Says who? These all describe rules we make for ourselves.

The nature of rules is that we’re meant to follow them whether we like it or not. If we make up the rules ourselves, we have effectively created our own internal authority structure.

And when we do things because we’re being forced to, by ourselves or others, we don’t build habits. We don’t build behaviors that will stick for the long term.

We might end up following the rules so long as they are in place. But we’re being obedient, we aren’t making the choice for ourselves.

This is a big reason why we gain weight back after dieting.

Once we let go of those rules, so goes the behavior along with the results.

The trick here is to build behaviors that we want to build. We also ought to realize that the rules are all made up.

We ALWAYS have a choice.

We can see this in the example of legality. People steal all the time, regardless of the potential physical repercussions. They have chosen to take that risk.

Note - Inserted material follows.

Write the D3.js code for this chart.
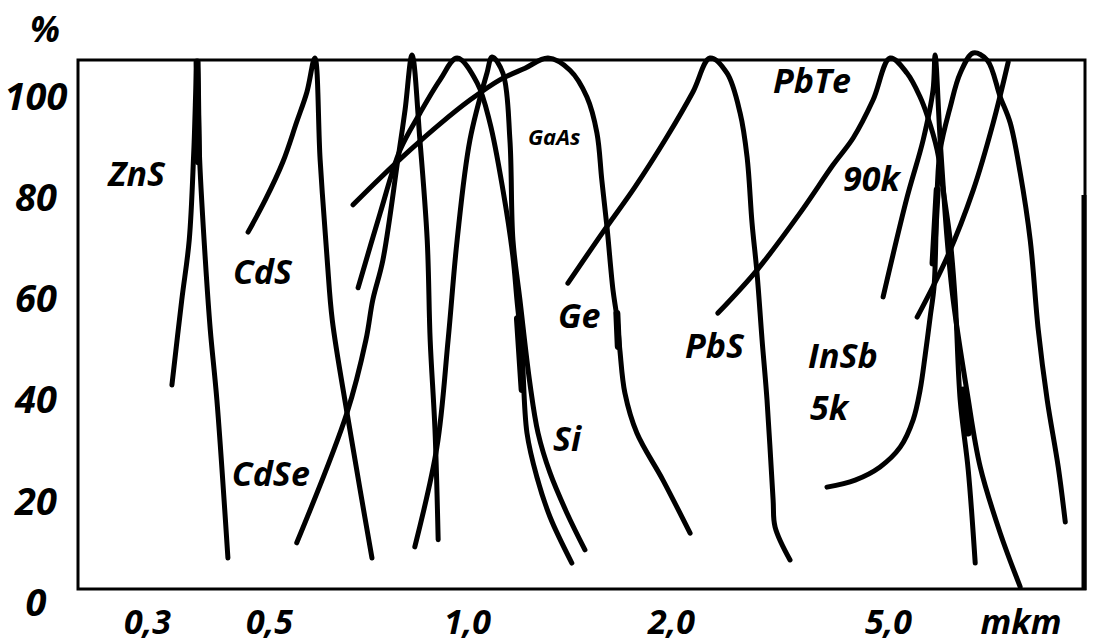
<!DOCTYPE html>
<html>
<head>
<meta charset="utf-8">
<script src="https://cdn.jsdelivr.net/npm/d3@7"></script>
<style>
  body { margin: 0; background: #fff; }
  text { font-family: "Open Sans", "Noto Sans", "DejaVu Sans", sans-serif; font-weight: bold; font-style: italic; fill: #000; }
</style>
</head>
<body>
<div id="chart"></div>
<script>
// wavelength ticks (mkm), hand-drawn axis so each tick has its own place
var xTicks = [0.3, 0.5, 1, 2, 5];
var xTickLabels = ["0,3", "0,5", "1,0", "2,0", "5,0"];
var yTicks = [0, 20, 40, 60, 80, 100];

// curves: [wavelength mkm, relative sensitivity %]
var znS = [[0.333, 42.9], [0.347, 59.7], [0.358, 71.5], [0.365, 89.3], [0.370, 106.7],
  [0.374, 87.4], [0.383, 67.6], [0.391, 53.8], [0.402, 39.9], [0.421, 8.7]];
var cdS = [[0.458, 73.1], [0.492, 79.4], [0.525, 87.0], [0.551, 94.9], [0.571, 100.8], [0.587, 107.5],
  [0.598, 87.4], [0.613, 67.6], [0.624, 55.7], [0.657, 37.4], [0.688, 22.1], [0.717, 8.7]];
var cdSe = [[0.551, 11.7], [0.657, 37.4], [0.702, 51.8], [0.719, 59.7], [0.745, 67.6], [0.785, 87.4],
  [0.805, 97.2], [0.825, 108.1], [0.848, 91.3], [0.870, 71.5], [0.879, 51.8], [0.894, 34.0], [0.904, 12.3]];
var siA = [[0.683, 62.1], [0.738, 76.9], [0.791, 89.3], [0.848, 96.6], [0.910, 103.2], [0.966, 107.5],
  [1.035, 102.6], [1.081, 94.7], [1.130, 81.4], [1.169, 68.2], [1.185, 59.7], [1.205, 49.8],
  [1.226, 33.4], [1.268, 24.7], [1.326, 16.8], [1.428, 7.7]];
var siB = [[0.833, 10.9], [0.900, 30.6], [0.936, 51.8], [0.966, 71.5], [1.010, 91.3], [1.070, 104.5], [1.089, 107.7],
  [1.130, 104.5], [1.157, 91.3], [1.169, 71.5], [1.197, 59.7], [1.238, 43.3], [1.273, 33.4],
  [1.326, 25.5], [1.404, 17.6], [1.493, 10.3]];
var gaAs = [[0.671, 78.5], [0.738, 83.8], [0.819, 89.3], [0.910, 94.5], [1.010, 99.2], [1.118, 103.2], [1.218, 105.5],
  [1.317, 107.5], [1.419, 105.1], [1.503, 99.8], [1.555, 92.7], [1.581, 83.4], [1.609, 74.1], [1.642, 61.7],
  [1.664, 56.3], [1.681, 49.8], [1.710, 41.3], [1.781, 33.4], [1.946, 24.1], [2.168, 13.6]];
var ge = [[1.409, 63.0], [1.587, 73.1], [1.769, 82.0], [1.972, 91.9], [2.194, 100.8], [2.358, 107.5],
  [2.534, 104.5], [2.678, 96.6], [2.758, 87.9], [2.816, 74.9], [2.876, 65.0], [2.938, 51.8],
  [3.000, 39.9], [3.078, 20.2], [3.104, 14.8], [3.306, 8.3]];
var pbTe = [[2.438, 57.1], [2.876, 65.6], [3.450, 76.9], [3.966, 86.4], [4.316, 91.7],
  [4.694, 99.2], [5.046, 107.5], [5.420, 104.5], [5.726, 99.8], [5.898, 96.2], [6.154, 89.3],
  [6.312, 81.4], [6.502, 71.5], [6.640, 59.7], [6.782, 39.9], [7.016, 26.1], [7.226, 7.7]];
var spike = [[4.898, 60.3], [5.420, 80.0], [5.800, 91.3], [6.048, 101.2], [6.100, 108.1],
  [6.232, 91.3], [6.420, 71.5], [6.584, 59.7], [6.986, 41.3], [7.380, 26.7], [8.032, 13.6], [8.738, 3.0]];
var inSb = [[3.864, 22.7], [4.352, 24.1], [4.836, 26.7], [5.264, 30.6], [5.560, 36.0], [5.726, 41.9],
  [5.850, 48.8], [5.974, 56.3], [6.076, 62.6], [6.154, 81.4], [6.232, 89.3], [6.502, 97.8], [6.782, 104.5],
  [7.166, 108.5], [7.600, 107.1], [8.032, 99.8], [8.376, 94.7], [8.738, 84.8], [9.116, 71.5], [9.430, 53.8],
  [9.794, 39.9], [10.26, 26.7], [10.57, 15.8]];
var straight = [[5.654, 56.3], [6.420, 68.2], [7.166, 81.4], [7.796, 94.7], [8.306, 106.7]];

var curves = [znS, cdS, cdSe, siA, siB, gaAs, ge, pbTe, spike, inSb, straight];

// short heavy pen strokes over the curves
var heavy = [
  [[0.370, 106.7], [0.372, 87.0]],
  [[1.187, 56.0], [1.206, 42.0]],
  [[1.664, 57.0], [1.672, 50.5]],
  [[6.154, 81.4], [6.048, 67.0]],
  [[6.868, 41.9], [7.016, 33.4]]
];

// curve labels: text, wavelength (left edge), percent, size
var labels = [
  ["ZnS", 0.255, 84.6, 34], ["CdS", 0.430, 65.2, 34], ["CdSe", 0.428, 25.3, 34],
  ["GaAs", 1.230, 91.9, 22], ["Ge", 1.362, 56.5, 34], ["Si", 1.339, 32.2, 34],
  ["PbS", 2.122, 50.6, 34], ["PbTe", 3.078, 103.0, 34], ["90k", 4.136, 83.6, 34],
  ["InSb", 3.568, 48.6, 34], ["5k", 3.598, 38.3, 34]
];

var W = 1097, H = 644;
var frame = { left: 78, right: 1085, top: 60, bottom: 589 };

var svg = d3.select("#chart").append("svg")
  .attr("width", W)
  .attr("height", H);

var x = d3.scaleLog()
  .domain(xTicks)
  .range([147, 269, 467, 671, 888]);

var y = d3.scaleLinear()
  .domain([0, 100])
  .range([602, 96]);

// frame
svg.append("rect")
  .attr("x", frame.left)
  .attr("y", frame.top)
  .attr("width", frame.right - frame.left)
  .attr("height", frame.bottom - frame.top)
  .attr("fill", "none")
  .attr("stroke", "#000")
  .attr("stroke-width", 3);

// the right edge was gone over twice lower down
svg.append("line")
  .attr("x1", frame.right - 1).attr("x2", frame.right - 1)
  .attr("y1", 195).attr("y2", frame.bottom + 1)
  .attr("stroke", "#000")
  .attr("stroke-width", 5);

// axes, labels only
var xAxis = svg.append("g")
  .attr("transform", "translate(0,622)")
  .call(d3.axisBottom(x).tickValues(xTicks).tickSize(0)
    .tickFormat(function(d, i) { return xTickLabels[i]; }));
xAxis.select(".domain").remove();
xAxis.selectAll("text")
  .attr("dy", "0.35em")
  .attr("y", 0)
  .style("font-size", "34px");

var yAxis = svg.append("g")
  .attr("transform", "translate(36,0)")
  .call(d3.axisLeft(y).tickValues(yTicks).tickSize(0));
yAxis.select(".domain").remove();
yAxis.selectAll("text")
  .attr("x", 0)
  .attr("dy", "0.35em")
  .attr("text-anchor", "middle")
  .style("font-size", "38px");

svg.append("text")
  .attr("x", 45).attr("y", 30)
  .attr("dy", "0.35em")
  .attr("text-anchor", "middle")
  .style("font-size", "35px")
  .text("%");

svg.append("text")
  .attr("x", 1021).attr("y", 622)
  .attr("dy", "0.35em")
  .attr("text-anchor", "middle")
  .style("font-size", "34px")
  .text("mkm");

// curves
var line = d3.line()
  .x(function(d) { return x(d[0]); })
  .y(function(d) { return y(d[1]); })
  .curve(d3.curveCatmullRom.alpha(0.5));

svg.selectAll("path.curve")
  .data(curves)
  .enter().append("path")
  .attr("class", "curve")
  .attr("d", line)
  .attr("fill", "none")
  .attr("stroke", "#000")
  .attr("stroke-width", 5)
  .attr("stroke-linecap", "round")
  .attr("stroke-linejoin", "round");

svg.selectAll("path.heavy")
  .data(heavy)
  .enter().append("path")
  .attr("class", "heavy")
  .attr("d", d3.line().x(function(d) { return x(d[0]); }).y(function(d) { return y(d[1]); }))
  .attr("fill", "none")
  .attr("stroke", "#000")
  .attr("stroke-width", 7)
  .attr("stroke-linecap", "round");

svg.selectAll("text.label")
  .data(labels)
  .enter().append("text")
  .attr("class", "label")
  .attr("x", function(d) { return x(d[1]); })
  .attr("y", function(d) { return y(d[2]); })
  .attr("dy", "0.35em")
  .style("font-size", function(d) { return d[3] + "px"; })
  .text(function(d) { return d[0]; });
</script>
</body>
</html>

When we realize we’re making a choice for ourselves, with no coercion, we’re more likely to make that choice again in the future. Because we do actually want to make that choice, which is why we make rules for ourselves to begin with.

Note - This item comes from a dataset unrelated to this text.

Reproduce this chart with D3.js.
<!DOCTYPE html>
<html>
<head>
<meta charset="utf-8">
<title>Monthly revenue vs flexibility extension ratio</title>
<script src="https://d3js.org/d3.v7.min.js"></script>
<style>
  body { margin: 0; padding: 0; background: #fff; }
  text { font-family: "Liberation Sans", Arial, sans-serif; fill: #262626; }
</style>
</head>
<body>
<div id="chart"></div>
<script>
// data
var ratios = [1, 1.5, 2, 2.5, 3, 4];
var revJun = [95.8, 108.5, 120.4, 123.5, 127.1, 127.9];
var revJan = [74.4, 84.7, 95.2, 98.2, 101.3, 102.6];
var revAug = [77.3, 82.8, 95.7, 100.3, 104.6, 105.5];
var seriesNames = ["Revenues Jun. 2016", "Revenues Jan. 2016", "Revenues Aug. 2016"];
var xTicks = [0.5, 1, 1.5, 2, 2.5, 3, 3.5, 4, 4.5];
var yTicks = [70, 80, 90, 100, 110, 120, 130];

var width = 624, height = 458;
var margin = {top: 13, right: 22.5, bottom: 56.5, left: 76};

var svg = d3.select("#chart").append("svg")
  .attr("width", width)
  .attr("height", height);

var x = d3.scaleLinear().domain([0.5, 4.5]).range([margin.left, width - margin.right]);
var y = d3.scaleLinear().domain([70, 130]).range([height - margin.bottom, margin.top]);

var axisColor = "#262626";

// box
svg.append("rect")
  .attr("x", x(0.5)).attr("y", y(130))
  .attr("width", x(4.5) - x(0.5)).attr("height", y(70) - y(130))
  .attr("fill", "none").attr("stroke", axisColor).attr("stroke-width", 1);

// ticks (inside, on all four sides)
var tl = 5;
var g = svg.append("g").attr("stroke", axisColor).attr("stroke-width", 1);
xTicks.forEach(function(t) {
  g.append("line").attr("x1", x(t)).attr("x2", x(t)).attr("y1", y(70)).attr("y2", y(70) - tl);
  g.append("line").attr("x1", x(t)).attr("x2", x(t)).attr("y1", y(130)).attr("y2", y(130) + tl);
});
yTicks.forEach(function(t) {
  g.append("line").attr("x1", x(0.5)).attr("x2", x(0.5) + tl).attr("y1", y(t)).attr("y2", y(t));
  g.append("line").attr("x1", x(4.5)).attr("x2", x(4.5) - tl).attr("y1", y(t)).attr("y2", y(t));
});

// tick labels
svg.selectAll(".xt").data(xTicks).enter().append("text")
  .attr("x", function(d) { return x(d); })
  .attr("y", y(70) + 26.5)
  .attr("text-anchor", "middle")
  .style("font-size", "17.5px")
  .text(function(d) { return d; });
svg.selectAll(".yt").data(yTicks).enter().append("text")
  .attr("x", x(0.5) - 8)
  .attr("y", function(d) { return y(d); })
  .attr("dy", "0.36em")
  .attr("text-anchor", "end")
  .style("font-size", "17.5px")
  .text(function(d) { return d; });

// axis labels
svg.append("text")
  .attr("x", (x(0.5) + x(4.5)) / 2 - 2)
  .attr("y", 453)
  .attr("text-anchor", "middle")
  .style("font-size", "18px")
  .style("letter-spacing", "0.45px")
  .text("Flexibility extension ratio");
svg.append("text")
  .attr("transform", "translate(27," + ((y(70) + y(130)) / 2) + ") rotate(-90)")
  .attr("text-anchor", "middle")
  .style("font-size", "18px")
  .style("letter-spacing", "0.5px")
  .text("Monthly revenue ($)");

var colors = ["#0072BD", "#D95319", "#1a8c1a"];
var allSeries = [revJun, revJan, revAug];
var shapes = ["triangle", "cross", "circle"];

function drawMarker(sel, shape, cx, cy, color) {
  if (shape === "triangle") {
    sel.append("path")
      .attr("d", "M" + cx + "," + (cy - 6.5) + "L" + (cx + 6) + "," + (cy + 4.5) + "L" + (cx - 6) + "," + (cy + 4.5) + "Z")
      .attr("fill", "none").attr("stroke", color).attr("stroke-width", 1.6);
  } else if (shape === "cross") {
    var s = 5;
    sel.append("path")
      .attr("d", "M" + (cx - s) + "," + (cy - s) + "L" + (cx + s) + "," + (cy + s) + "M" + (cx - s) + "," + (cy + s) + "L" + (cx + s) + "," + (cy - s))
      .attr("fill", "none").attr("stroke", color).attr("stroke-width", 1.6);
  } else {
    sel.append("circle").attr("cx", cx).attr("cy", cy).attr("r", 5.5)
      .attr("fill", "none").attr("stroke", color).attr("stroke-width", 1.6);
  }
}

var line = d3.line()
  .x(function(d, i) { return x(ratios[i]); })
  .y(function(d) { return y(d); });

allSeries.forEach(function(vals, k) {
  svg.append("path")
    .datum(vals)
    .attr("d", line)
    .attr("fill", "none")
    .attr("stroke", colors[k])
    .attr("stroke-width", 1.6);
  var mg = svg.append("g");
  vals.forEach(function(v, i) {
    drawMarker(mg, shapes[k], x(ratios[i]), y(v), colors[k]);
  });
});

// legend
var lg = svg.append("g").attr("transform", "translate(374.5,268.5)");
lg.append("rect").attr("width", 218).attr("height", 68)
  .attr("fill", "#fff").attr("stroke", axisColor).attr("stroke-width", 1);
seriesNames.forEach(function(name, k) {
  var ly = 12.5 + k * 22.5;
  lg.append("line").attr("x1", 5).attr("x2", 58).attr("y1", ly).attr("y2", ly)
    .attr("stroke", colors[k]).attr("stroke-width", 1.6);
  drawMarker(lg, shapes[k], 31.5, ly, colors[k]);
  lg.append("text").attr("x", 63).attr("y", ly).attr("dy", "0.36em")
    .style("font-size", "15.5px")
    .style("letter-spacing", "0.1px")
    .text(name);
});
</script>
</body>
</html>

If you may, imagine your Fitness Coach says one of these two sentences to you:

A: You have to workout 3 times a week

B: Working out 3 times a week is a great way to move forward, but it’s really up to you

How do you feel after each one? Which one leaves you wanting to workout more?

I clearly hate being told what I can and can’t do. You don’t know my life! You’re not my real Father!

step ladder

Naturally I find option B more favorable. The point is, we don’t have to do anything. If my coach says option A and I don’t work out 3 times a week, I clearly didn’t HAVE to work out 3 times a week. I chose not to.

If we’re being realistic, we always have a choice, to our success or detriment. That’s just the truth of it.

By making rules for ourselves, we lessen our chances of building lasting, healthy behaviors.

We deny ourselves the option of doing things for ourselves.

Not only does the bed not get made, but we turn into our own mothers, which is just weird.